Perhaps inadvertently echoing one popular evangelical worship song, he writes: "I hope everyone can share in the belief of trying to lift people up rather than count people out."
The comments that follow on the magazine's website reflect some of the consternation the article provoked in some Christians.
"Well that give me no inclination to vote Conservative," wrote one reader. "He obviously has no idea what the Christian faith means and has completely missed the point of Easter. It's not about coping with change – it's more about Jesus dying to give us a radical new start!"
A more dismissive argument is made by Madeleine Teahan in the Catholic Herald. "The prime minister's attempt to woo Christians ahead of the general election is cynical and flawed," she writes.
"David Cameron has written us an Easter message where he makes his 'belief in the importance of Christianity absolutely clear'. I wasn't quite sure what this meant so I read on. Did he mean he will be making his belief in Christianity clear or making clear his belief in its importance?"
Articulating her confusion about what his Easter message to Christians actually meant, she cites his view of what is "at the heart of the Christian message": "It's the principle around which the Easter celebration is built. Easter is all about remembering the importance of change, responsibility, and doing the right thing for the good of our children. And today, that message matters more than ever."
She writes: "I'm really glad he cleared this up and I'm looking forward to hearing more about this during the Paschal Triduum. For 28 years I have been labouring under a serious misapprehension. What's ironic here is that the prime minister, through trying to convey he is not afraid to call himself Christian, has actually communicated that he seems terrified to identify as one."
She concludes: "To be quite frank, a Cameron rendition of Abba's I Believe in Angels, would have contained more theological conviction than this embarrassing attempt at an Easter message."

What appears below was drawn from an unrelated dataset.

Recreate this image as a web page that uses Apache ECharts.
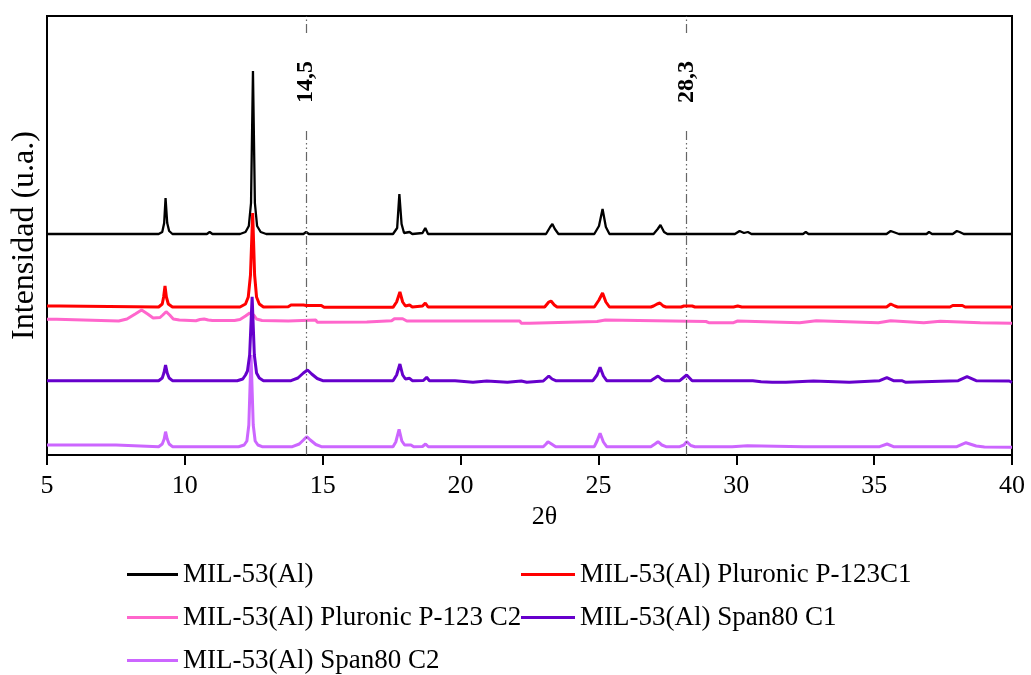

The Church of England itself, meanwhile, got straight to the heart of the matter as it has become so much better at doing recently under the headship of Justin Welby, who is, like Cameron, an Old Etonian.
In a prayer published in a study guide accompanying the 52-page election letter, the Church explicitly urges congregations to oppose self-interest and back policies that favour the poor.
"Lord Jesus, who chose the way of the cross in the Garden of Gethsemane, help us to turn our backs on self interest and to support policies that sustain the poor, the vulnerable and the frightened people of this world," the prayer says.
This election is at the moment far too close to call. None might win outright. The Christian vote is clearly being seen as important, judging by these confused interventions by senior Conservatives. But to capture the Christian vote, the Conservatives will have to do far more than say they believe. I write as someone who for much of my life has been Conservative. At the moment, in spite of these outpourings of words of righteousness, they are in danger of seeming no better than those who have laid up treasures for themselves on earth, those who practise their righteousness before others in order to be seen by them, those who are try to serve both God and money. Even a fool such as me knows that this is the opposite of the gospel preached by Jesus. Maybe they should just leave religion to the bishops, and get on with the small but important matter of politics.